- Born: Mavis Nduchwa August 28, 1982 Francistown, Botswana
- Died: August 13, 2021 (aged 38) Botswana
- Other name: Rewana Nduchwa
- Education: Bachelor's degree in Real Estate and Hospitality Management
- Occupation: Entrepreneur
- Employer: Chabana Farms
- Organization(s): Chabana Farms; Kalahari Honey
- Known for: Founder and CEO of Chabana Farms (Kalahari Honey)
- Notable work: Kalahari Honey social enterprise
- Title: Founder and CEO
- Children: 2
- Awards: Women Empower UN SDG Challenge Winner (Sub-Saharan Africa, 2020) Africa Business Heroes finalist (2020) Woman Owned Business of the Year Botswana (Grant Thornton, 2019) Botswana Innovation Award (2019) Most Outstanding African Entrepreneur Award (2018)

= Mavis Nduchwa =

Botswana entrepreneur

Mavis Nduchwa, also known as Rewana Nduchwa (28 August 1982 – 13 August 2021), was the founder and CEO of the agribusiness Chabana Farms, which also trades as Kalahari Honey. She was a Motswana entrepreneur, one of the 2020 Jack Ma Foundation top 50 Africa Business Heroes finalists.

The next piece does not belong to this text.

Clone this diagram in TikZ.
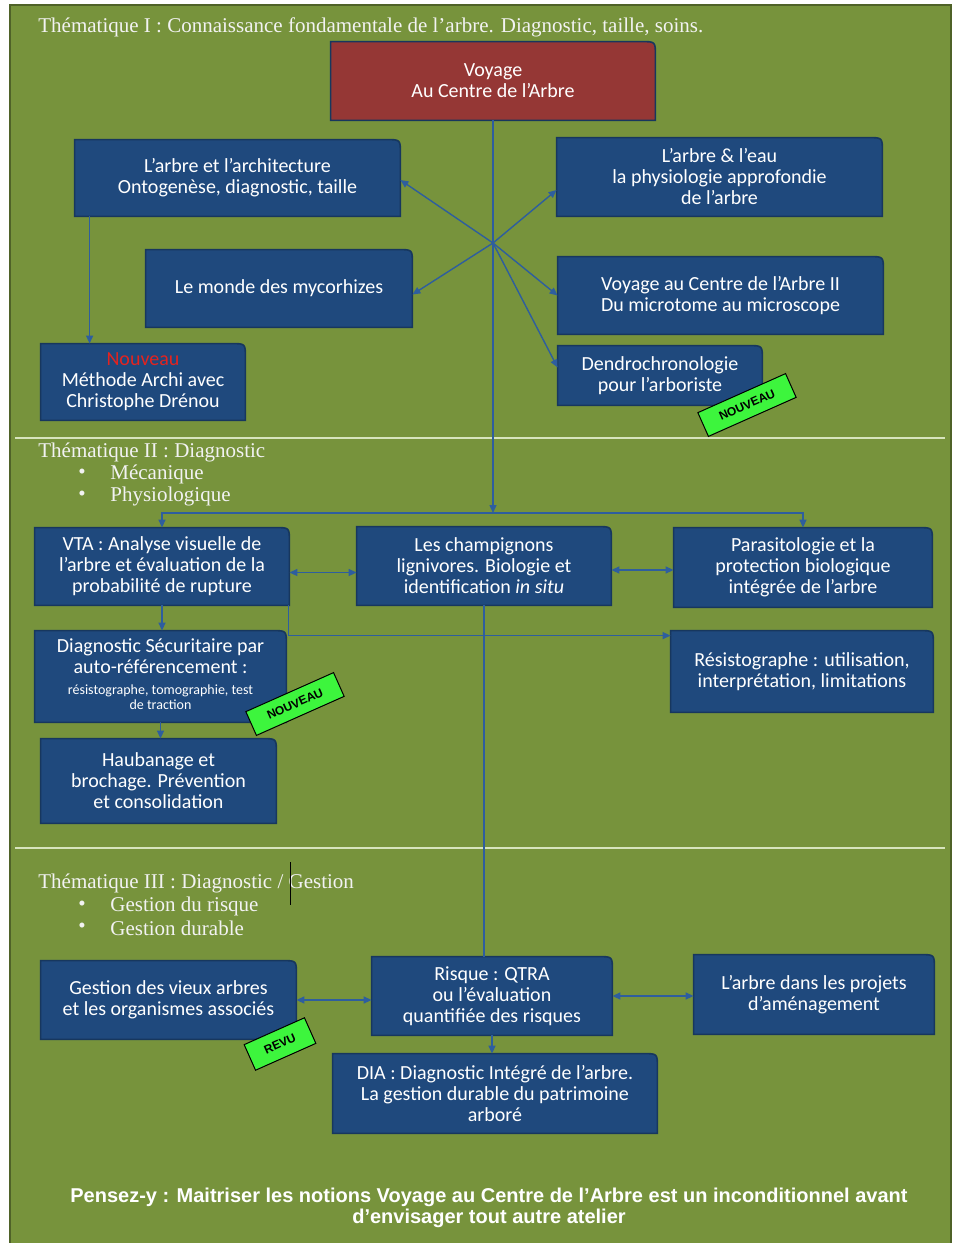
\documentclass[tikz,border=0pt]{standalone}
\usepackage{fontspec}
\setmainfont{Liberation Serif}
\newfontfamily\boxfont{Carlito}
\newfontfamily\footfont{Liberation Sans}
\usetikzlibrary{arrows.meta,backgrounds}
\definecolor{fondvert}{HTML}{77933C}
\definecolor{bordvert}{HTML}{4F6228}
\definecolor{boxbleu}{HTML}{1F497D}
\definecolor{boxrouge}{HTML}{953735}
\definecolor{boxbord}{HTML}{17375E}
\definecolor{fleche}{HTML}{2E5E9E}
\definecolor{sepvert}{HTML}{D7E4BD}
\definecolor{vertfluo}{HTML}{3DF53D}
\definecolor{rougenouv}{HTML}{E3231F}
\tikzset{
  atelier/.style={text=white, align=center, inner sep=2pt,
    font=\boxfont\fontsize{10}{10.5}\selectfont},
  tampon/.style={draw=black, fill=vertfluo, line width=0.5pt, rotate=24,
    font=\footfont\bfseries\fontsize{6}{6.5}\selectfont, inner sep=1pt},
  lien/.style={draw=fleche, line width=0.7pt},
  fl/.style={lien, -{Triangle[length=4pt,width=3.5pt]}},
  dfl/.style={lien, {Triangle[length=4pt,width=3.5pt]}-{Triangle[length=4pt,width=3.5pt]}},
  theme/.style={anchor=west, text=white!95!black, inner sep=0pt,
    font=\fontsize{10.5}{12}\selectfont},
  sep/.style={draw=sepvert, line width=0.8pt}
}
\begin{document}
\begin{tikzpicture}[x=0.5pt,y=-0.5pt]
  \useasboundingbox (0,0) rectangle (954,1243);
  %% Thematique I
  \node[theme] (themeA) at (38,27) {Thématique I : Connaissance fondamentale de l’arbre. Diagnostic, taille, soins.};
  \node[atelier, minimum width=162pt, minimum height=39pt] (voyage) at (493,81) {Voyage\\Au Centre de l’Arbre};
  \node[atelier, minimum width=162.5pt, minimum height=38pt] (archi) at (237.5,178) {L’arbre et l’architecture\\Ontogenèse, diagnostic, taille};
  \node[atelier, minimum width=162.5pt, minimum height=39pt] (eau) at (719.5,177) {L’arbre \& l’eau\\la physiologie approfondie\\de l’arbre};
  \node[atelier, minimum width=133pt, minimum height=38.5pt] (myco) at (279,288.5) {Le monde des mycorhizes};
  \node[atelier, minimum width=162.5pt, minimum height=38.5pt] (voyagedeux) at (720.5,295.5) {Voyage au Centre de l’Arbre II\\Du microtome au microscope};
  \node[atelier, minimum width=102pt, minimum height=38pt] (archinew) at (143,382) {\textcolor{rougenouv}{Nouveau}\\Méthode Archi avec\\Christophe Drénou};
  \node[atelier, minimum width=102pt, minimum height=29.5pt] (dendro) at (660,375.5) {Dendrochronologie\\pour l’arboriste};
  \coordinate (hub) at (voyage.south |- 0,243);
  %% Thematique II
  \draw[sep] (15,438) -- (945,438);
  \node[theme] (themeB) at (38,452) {Thématique II : Diagnostic};
  \node[theme] (puceB1) at (78,474) {•};
  \node[theme] (itemB1) at (110,474) {Mécanique};
  \node[theme] (puceB2) at (78,496) {•};
  \node[theme] (itemB2) at (110,496) {Physiologique};
  \node[atelier, minimum width=127pt, minimum height=38.5pt] (vta) at (162,566.5) {VTA : Analyse visuelle de\\l’arbre et évaluation de la\\probabilité de rupture};
  \node[atelier, minimum width=127pt, minimum height=39pt] (champ) at (484,566) {Les champignons\\lignivores. Biologie et\\identification \textit{in situ}};
  \node[atelier, minimum width=129pt, minimum height=39.5pt] (parasito) at (803,567.5) {Parasitologie et la\\protection biologique\\intégrée de l’arbre};
  \node[atelier, minimum width=125.5pt, minimum height=45.5pt] (securit) at (160.5,676.5) {Diagnostic Sécuritaire par\\auto-référencement :\\{\fontsize{7}{7.5}\selectfont\begin{tabular}[t]{@{}c@{}}résistographe, tomographie, test\\de traction\end{tabular}}};
  \node[atelier, minimum width=117.5pt, minimum height=42pt] (hauban) at (158.5,781) {Haubanage et\\brochage. Prévention\\et consolidation};
  \node[atelier, minimum width=131pt, minimum height=40.5pt] (resisto) at (802,671.5) {Résistographe : utilisation,\\interprétation, limitations};
  \coordinate (split) at (voyage.south |- 0,513);
  %% Thematique III
  \draw[sep] (15,848) -- (945,848);
  \node[theme] (themeC) at (38,883) {Thématique III : Diagnostic / Gestion};
  \draw[black, line width=0.4pt] (290,862) -- (290,905);
  \node[theme] (puceC1) at (78,906) {•};
  \node[theme] (itemC1) at (110,906) {Gestion du risque};
  \node[theme] (puceC2) at (78,928) {•};
  \node[theme] (itemC2) at (110,928) {Gestion durable};
  \node[atelier, minimum width=127.5pt, minimum height=39pt] (vieux) at (168.5,1000) {Gestion des vieux arbres\\et les organismes associés};
  \node[atelier, minimum width=120pt, minimum height=39pt] (risque) at (492,996) {Risque : QTRA\\ou l’évaluation\\quantifiée des risques};
  \node[atelier, minimum width=120pt, minimum height=39.5pt] (projets) at (814,994.5) {L’arbre dans les projets\\d’aménagement};
  \node[atelier, minimum width=162pt, minimum height=39.5pt] (dia) at (495,1093.5) {DIA : Diagnostic Intégré de l’arbre.\\La gestion durable du patrimoine\\arboré};
  %% pied de page
  \node[text=white, align=center, font=\footfont\bfseries\fontsize{10}{10.5}\selectfont] (pensez) at (489,1207.5) {Pensez-y : Maitriser les notions Voyage au Centre de l’Arbre est un inconditionnel avant\\d’envisager tout autre atelier};
  %% fond et cadres
  \begin{scope}[on background layer]
    \filldraw[fill=fondvert, draw=bordvert, line width=1.2pt] (10,5) rectangle (951,1250);
    \foreach \n/\col in {voyage/boxrouge, archi/boxbleu, eau/boxbleu, myco/boxbleu, voyagedeux/boxbleu,
        archinew/boxbleu, dendro/boxbleu, vta/boxbleu, champ/boxbleu, parasito/boxbleu, securit/boxbleu,
        hauban/boxbleu, resisto/boxbleu, vieux/boxbleu, risque/boxbleu, projets/boxbleu, dia/boxbleu}
      \filldraw[fill=\col, draw=boxbord, line width=0.8pt] (\n.south west) -- (\n.north west)
        -- ([xshift=-7pt]\n.north east) .. controls (\n.north east) .. ([yshift=-7pt]\n.north east)
        -- (\n.south east) -- cycle;
  \end{scope}
  %% fleches
  \draw[fl] (voyage.south) -- (split);
  \draw[fl] (hub) -- ([yshift=-1pt]archi.east);
  \draw[fl] (hub) -- ([yshift=-6.5pt]eau.west);
  \draw[fl] (hub) -- ([yshift=-3pt]myco.east);
  \draw[fl] (hub) -- (voyagedeux.west);
  \draw[fl] (hub) -- ([yshift=4pt]dendro.west);
  \draw[fl] ([xshift=7.5pt]archi.south west) -- ([xshift=7.5pt]archi.south west |- archinew.north);
  \draw[fl] (split) -| (vta.north);
  \draw[fl] (split) -| (parasito.north);
  \draw[dfl] ([yshift=-3pt]vta.east) -- ([yshift=-3pt]vta.east -| champ.west);
  \draw[dfl] ([yshift=-2pt]champ.east) -- ([yshift=-2pt]champ.east -| parasito.west);
  \draw[fl] (vta.south) -- (vta.south |- securit.north);
  \draw[fl] (securit.south) -- (securit.south |- hauban.north);
  \draw[fl] ([xshift=-0.5pt]vta.south east) |- ([yshift=-2.5pt]resisto.north west);
  \draw[lien] (champ.south) -- (champ.south |- risque.north);
  \draw[dfl] (vieux.east) -- (vieux.east -| risque.west);
  \draw[dfl] (risque.east) -- (risque.east -| projets.west);
  \draw[fl] (risque.south) -- (risque.south |- dia.north);
  %% tampons
  \node[tampon, minimum width=48pt, minimum height=13pt] (nouvA) at (747,405) {NOUVEAU};
  \node[tampon, minimum width=48pt, minimum height=13pt] (nouvB) at (295,704) {NOUVEAU};
  \node[tampon, minimum width=33pt, minimum height=14pt] (revu) at (280,1044) {REVU};
\end{tikzpicture}
\end{document}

== Background and education ==
Mavis Nduchwa was born in 1983, in Francistown, Botswana, and held a bachelor's degree in real estate and hospitality management.

== Career ==
Nduchwa was the founder and CEO of Chabana farms, which trades as Kalahari Honey. The Kalahari Honey business model revolves around solving the human-elephant conflict in Botswana. Her company identifies farmers to set up beehives as a way of mitigating crop damage. Through her business model she sought to study ways of increasing the bee populations. Her social enterprise Kalahari Honey supplies beehives to women in rural areas as a means of protecting their farmlands from elephants.

Nduchwa was the 2020 Women Empower UN SDG challenge winner for Sub- Saharan Africa, a global award for women in business and 2019 AFRINIC (African Network Information Center) fellow. In 2017 she was among the Tony Elumelu Foundation winners, where she was selected for the Mandela Washington Fellow initiative, Young African Leaders Initiative (YALI) fellow.

Nduchwa received the 2019 Woman Owned Business of the Year Botswana (Grant Thornton), Most Outstanding African Entrepreneur Award 2018 (Tony Elumelu Foundation) and Botswana Innovation Award 2019. In 2017 she was selected for the Tony Elumelu Entrepreneurship Program in which African business are selected based on merit and receive entrepreneurship training and a $5000 grant. In 2019, Nduchwa was featured in the Food Chain Global Champion as a guest judge with Samin Nosrat, Gaggan Anand, Marion Nestle and Arnold Kreilhuber.

== Personal life ==
Nduchwa was married and had two sons. She died of complications from COVID-19 in 2021.